Not according to Oakland's First Amendment Project staff attorney David Greene. He says that private universities don't have to uphold First Amendment rights, because they aren't government actors. "Subsidized loans don't make a private university a government actor," adds Greene, who is also one of the lawyers representing Josh Wolf, the freelance journalist in jail for refusing to turn over his video footage of a 2005 street protest to the court.
However, censorship may violate the Leonard Law, a free speech law unique to California. "The Leonard Law prohibits a private, post-secondary school from disciplining a student [for exercising First Amendment rights]," says Greene. "The law doesn't indicate whether the removal of a student publication would be discipline. I think it should be."

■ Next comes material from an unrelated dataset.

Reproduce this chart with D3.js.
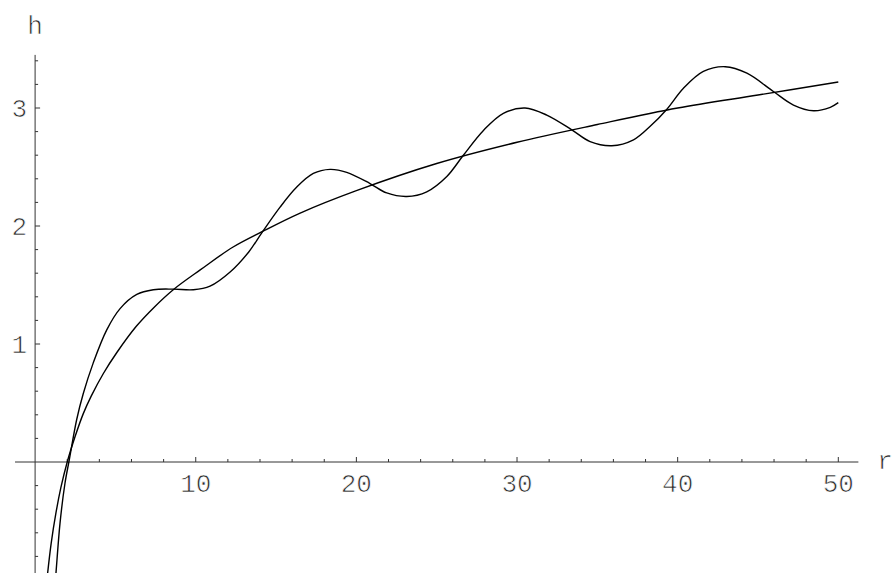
<!DOCTYPE html>
<html>
<head>
<meta charset="utf-8">
<script src="https://cdn.jsdelivr.net/npm/d3@7"></script>
<style>
  html, body { margin: 0; padding: 0; background: #fff; }
  svg { display: block; }
  text { font-family: "Liberation Mono", "DejaVu Sans Mono", monospace; fill: #2a2a2a; stroke: #fff; stroke-width: 0.7px; }
</style>
</head>
<body>
<svg id="chart" width="893" height="573"></svg>
<script>
// ---- data ----
const smoothR = [0.75, 1, 1.3, 1.6, 2, 2.5, 3, 3.5, 4.25, 5.1, 6.3, 7.4, 8.6, 10.3, 12.3, 14.1, 16.5, 20, 25, 30, 35, 40, 45, 50];
const smoothH = [-0.98, -0.69, -0.43, -0.22, 0, 0.22, 0.41, 0.56, 0.75, 0.93, 1.15, 1.31, 1.46, 1.63, 1.82, 1.95, 2.11, 2.30, 2.53, 2.71, 2.86, 3.00, 3.11, 3.22];

const waveR = [1.25, 1.30, 1.55, 1.86, 2.13, 2.59, 3.0, 3.62, 4.46, 5.29, 6.33, 7.36, 8.61, 9.85, 10.89, 12.14, 13.3, 14.1, 15.25, 16.29, 17.32, 18.36, 19.40, 20.85, 21.89, 23.14, 24.38, 25.63, 26.66, 27.91, 29.15, 30.5, 31.85, 33.41, 34.55, 35.9, 37.25, 38.29, 39.33, 40.36, 41.6, 42.96, 44.31, 45.96, 47.21, 48.46, 49.5, 50.0];
const waveH = [-1.02, -0.94, -0.52, -0.18, 0.02, 0.36, 0.58, 0.84, 1.12, 1.30, 1.42, 1.46, 1.465, 1.46, 1.49, 1.61, 1.78, 1.94, 2.16, 2.33, 2.445, 2.48, 2.455, 2.36, 2.28, 2.25, 2.29, 2.42, 2.60, 2.81, 2.955, 3.00, 2.94, 2.815, 2.715, 2.68, 2.73, 2.845, 2.99, 3.167, 3.31, 3.35, 3.295, 3.14, 3.025, 2.977, 3.006, 3.045];

const xMajorTicks = [10, 20, 30, 40, 50];
const xMinorTicks = [2, 4, 6, 8, 12, 14, 16, 18, 22, 24, 26, 28, 32, 34, 36, 38, 42, 44, 46, 48];
const yMajorTicks = [1, 2, 3];
const yMinorTicks = [-0.8, -0.6, -0.4, -0.2, 0.2, 0.4, 0.6, 0.8, 1.2, 1.4, 1.6, 1.8, 2.2, 2.4, 2.6, 2.8, 3.2, 3.4];
const xLabel = "r";
const yLabel = "h";

// ---- scales ----
const x = d3.scaleLinear().domain([0, 50]).range([35.1, 838.3]);
const y = d3.scaleLinear().domain([0, 3]).range([462, 108]);

const svg = d3.select("#chart");
const axisColor = "#333";

// x axis line
svg.append("line")
  .attr("x1", x(-1.25)).attr("x2", x(51.25))
  .attr("y1", y(0)).attr("y2", y(0))
  .attr("stroke", axisColor).attr("stroke-width", 1);
// y axis line
svg.append("line")
  .attr("x1", x(0)).attr("x2", x(0))
  .attr("y1", y(3.45)).attr("y2", y(-1.0))
  .attr("stroke", axisColor).attr("stroke-width", 1);

// x ticks (upward)
svg.selectAll(".xmaj").data(xMajorTicks).enter().append("line")
  .attr("x1", d => x(d)).attr("x2", d => x(d))
  .attr("y1", y(0)).attr("y2", y(0) - 5)
  .attr("stroke", axisColor).attr("stroke-width", 1);
svg.selectAll(".xmin").data(xMinorTicks).enter().append("line")
  .attr("x1", d => x(d)).attr("x2", d => x(d))
  .attr("y1", y(0)).attr("y2", y(0) - 3)
  .attr("stroke", axisColor).attr("stroke-width", 1);
svg.selectAll(".xlab").data(xMajorTicks).enter().append("text")
  .attr("x", d => x(d)).attr("y", y(0) + 30)
  .attr("text-anchor", "middle")
  .attr("font-size", 26)
  .text(d => d);

// y ticks (rightward)
svg.selectAll(".ymaj").data(yMajorTicks).enter().append("line")
  .attr("x1", x(0)).attr("x2", x(0) + 5)
  .attr("y1", d => y(d)).attr("y2", d => y(d))
  .attr("stroke", axisColor).attr("stroke-width", 1);
svg.selectAll(".ymin").data(yMinorTicks).enter().append("line")
  .attr("x1", x(0)).attr("x2", x(0) + 3)
  .attr("y1", d => y(d)).attr("y2", d => y(d))
  .attr("stroke", axisColor).attr("stroke-width", 1);
svg.selectAll(".ylab").data(yMajorTicks).enter().append("text")
  .attr("x", x(0) - 8).attr("y", d => y(d) + 9)
  .attr("text-anchor", "end")
  .attr("font-size", 26)
  .text(d => d);

// axis labels
svg.append("text").attr("x", x(0)).attr("y", 34)
  .attr("text-anchor", "middle").attr("font-size", 26).text(yLabel);
svg.append("text").attr("x", 885).attr("y", 469)
  .attr("text-anchor", "middle").attr("font-size", 26).text(xLabel);

// curves
const line = d3.line()
  .x(d => x(d[0])).y(d => y(d[1]))
  .curve(d3.curveCatmullRom.alpha(0.5));

const smooth = smoothR.map((r, i) => [r, smoothH[i]]);
const wave = waveR.map((r, i) => [r, waveH[i]]);

[smooth, wave].forEach(data => {
  svg.append("path")
    .datum(data)
    .attr("d", line)
    .attr("fill", "none")
    .attr("stroke", "#000")
    .attr("stroke-width", 1.4);
});
</script>
</body>
</html>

Does AI see censorship as punishment? "No," says James Campbell, "I guess we don't. But we didn't end up censoring the work anyway. I think we have the right to a review period." He points out that despite some faculty who protested that Mute/Off was embarrassingly ungrammatical, AI still allowed it to be redistributed in its entirety.
Campbell also says that AI may start workshops for students and faculty to discuss what it means "to be an artist in today's commercial world. With that freedom comes responsibility." He points out that students who attend AI are going into "commercial-type environments, not fine arts."
Once these students enter the professional world, Campbell says their work will be subject to review by the company they work for. "They need to understand the ramifications that go with their freedom of expression," he says. "[These limitations are] not necessarily set by us, but by the commercial world at large."
About a week after the magazine was picked up by the school, Ovetz says that the dean and the head of the liberal studies department declined to rehire him for the spring quarter. "They told me there was some issue of some conflicts with some other staff," says Ovetz. "That was their reason. I find that to be disingenuous because of the two previous positive reviews and pay raises."
As for Ovetz's firing, AI will not discuss personnel matters, but the president assures that his firing had nothing to do with Mute/Off's content or circulation.
Ovetz has since won a James Madison Freedom of Information Award for speaking out.